Über einen Verein in Zürich sind Familien mit adoptierten Kindern aus Äthiopien miteinander verbunden. Und jedes Jahr schreiben die Eltern einen Rapport zuhanden der Behörde im Herkunftsland. Darin steht, wie sich die Kinder entwickeln, was sie erlebt haben, wie die Beziehungen sind. «Dadurch überlegen wir uns jeweils selbst, was wichtig war in dem Jahr», sagt Sonja. Etwas, das wohl wenige Eltern machen. Überhaupt, das Nachdenken über die Beziehung zum Kind und die eigene Elternrolle: Da passiert vieles, das für Eltern leiblicher Kinder nicht selbstverständlich ist. Es fing bei den Vorbereitungen aufs Elternsein an, eine eigentliche Bewerbung sei das gewesen, erzählen die beiden. «Das Gute daran: In diesen langwierigen und aufwendigen Prozess ist der Mann genauso stark involviert, wir waren also miteinander schwanger.»

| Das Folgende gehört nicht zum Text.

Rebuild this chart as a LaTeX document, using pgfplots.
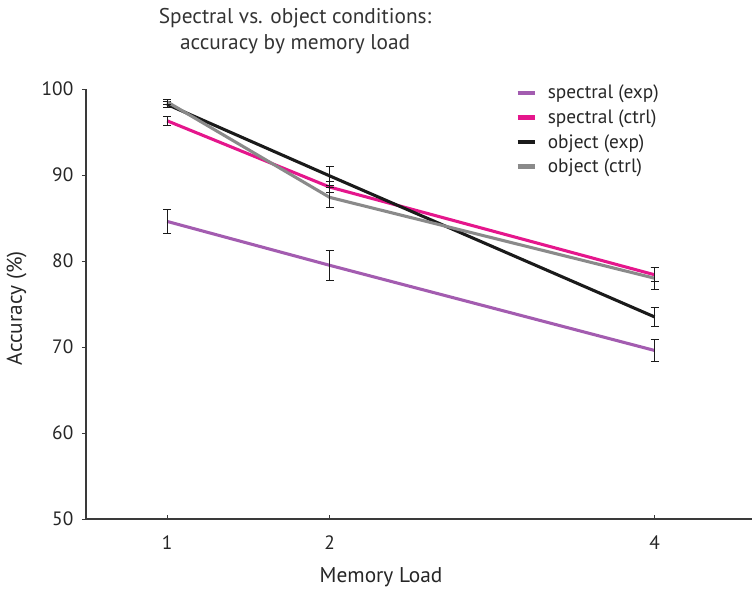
\documentclass[border=0pt]{standalone}
\usepackage{fontspec}
\setmainfont{PT Sans}
\usepackage{pgfplots}
\pgfplotsset{compat=1.18}
\definecolor{cpurple}{HTML}{A35CB0}
\definecolor{cpink}{HTML}{E5168C}
\definecolor{cblack}{HTML}{1A1A1A}
\definecolor{cgray}{HTML}{8A8A8A}
\definecolor{axc}{HTML}{3A3A3A}
\begin{document}
\begin{tikzpicture}
\begin{axis}[
  scale only axis,
  width=499.5pt, height=322.5pt,
  xmin=0.5, xmax=4.6, ymin=50, ymax=100,
  axis x line*=bottom, axis y line*=left,
  axis line style={axc, line width=0.9pt, -},
  xtick={1,2,4}, ytick={50,60,70,80,90,100},
  x tick style={axc, line width=0.5pt},
  y tick style={axc, line width=0.5pt},
  xtick align=inside, ytick align=outside,
  major tick length=3pt,
  /pgf/number format/assume math mode=true,
  tick label style={font=\fontsize{14.5}{16}\selectfont, text=black!85},
  xticklabel style={yshift=-9pt},
  yticklabel style={xshift=-3pt},
  xlabel={Memory Load},
  ylabel={Accuracy (\%)},
  label style={font=\fontsize{16}{18}\selectfont, text=black!85},
  xlabel style={at={(rel axis cs:0.443,0)}, anchor=north, yshift=-33pt},
  ylabel style={at={(rel axis cs:0,0.49)}, anchor=south, yshift=41pt},
  legend style={draw=none, fill=none, at={(rel axis cs:0.638,1.022)}, anchor=north west,
     font=\fontsize{14.5}{16}\selectfont, row sep=2.6pt, text=black!85,
     /tikz/every even column/.append style={column sep=0pt}},
  legend cell align=left,
  legend image code/.code={\draw[#1, line width=3.5pt] (0pt,0pt) -- (13pt,0pt);},
  error bars/error bar style={cblack, line width=0.7pt},
  error bars/error mark options={rotate=90, mark size=3pt, cblack, line width=0.7pt},
  clip=false,
]
\addplot[cpurple, line width=2.3pt, error bars/.cd, y dir=both, y explicit]
  coordinates {(1,84.6) +- (0,1.4) (2,79.5) +- (0,1.75) (4,69.6) +- (0,1.25)};
\addlegendentry{\hspace{6pt}spectral (exp)}
\addplot[cpink, line width=2.3pt, error bars/.cd, y dir=both, y explicit]
  coordinates {(1,96.3) +- (0,0.55) (2,88.6) +- (0,0.6) (4,78.4) +- (0,0.8)};
\addlegendentry{\hspace{6pt}spectral (ctrl)}
\addplot[cblack, line width=2.3pt, error bars/.cd, y dir=both, y explicit]
  coordinates {(1,98.2) +- (0,0.4) (2,89.9) +- (0,1.1) (4,73.5) +- (0,1.15)};
\addlegendentry{\hspace{6pt}object (exp)}
\addplot[cgray, line width=2.3pt, error bars/.cd, y dir=both, y explicit]
  coordinates {(1,98.5) +- (0,0.3) (2,87.4) +- (0,1.2) (4,78.0) +- (0,1.3)};
\addlegendentry{\hspace{6pt}object (ctrl)}
\node[align=center, font=\fontsize{16}{20}\selectfont, text=black!80, anchor=south]
  at (rel axis cs:0.314,1.07) {Spectral vs. object conditions:\\accuracy by memory load};
\end{axis}
\pgfresetboundingbox
\path (current axis.south west) ++(-64.5pt,-56.25pt) coordinate (bl);
\path (current axis.south west) ++(502.5pt,389.25pt) coordinate (tr);
\path (bl) rectangle (tr);
\end{tikzpicture}
\end{document}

Lange bevor sie Tigest und Bruk abholten, wurden die Lehrerin und der Personalfachmann nervös, sie fragten sich: «Wie werden sie auf uns reagieren? Werden sie uns gefallen? Kann man zu adoptierten Kindern dieselbe enge Beziehung haben wie zu leiblichen?» Im Moment des Kennenlernens waren – schwups – alle Ängste und Bedenken vergessen. Und zehn Jahre später erzählen sie: «Vergleichen können wir ja nicht. Aber es ist verrückt: Du schaust das Kind an und da sind sofort starke Gefühle. Vom ersten Moment an.» Und wie ist es mit den Ansprüchen, die man an sich selber hat, als Eltern? Peter nickt: «Oh ja, die sind hoch! Man will möglichst viel da sein für die Kinder.» Sonja: «Du machst dir ja Gedanken wegen der Bindung, die du erst mit Verspätung aufbauen konntest.»
Man hat hohe Ansprüche an sich als Eltern, will möglichst viel für die Kinder da sein.
Tigest ist zurück und setzt sich an den Küchentisch. Ist die Adoption ein Thema in ihrem Leben? «Nein. Nur wenn ich einen Aufsatz schreiben muss, so wie gerade jetzt.» Sie greift nach einem Papier, das auf dem Tisch liegt und liest vor: «Wo wurdest du geboren? Wie setzt sich deine Familie zusammen?» Die 12-Jährige verdreht die Augen. «Ich werde schreiben, dass ich in Afrika geboren bin, meine Mama Sonja heisst und mein Baba Peter, dass ich einen heiss geliebten Bruder habe, der gerne Mist baut. Ist es okay, wenn ich jetzt wieder gehe?» Es ist okay. Peter zu Sonja: «Nicht wahr, wir freuen uns auf die Pubertät, die nächstes Jahr beginnt.» Sie pflegen den Galgenhumor ganz normaler Eltern, die ahnen, dass noch etwas auf sie zukommt.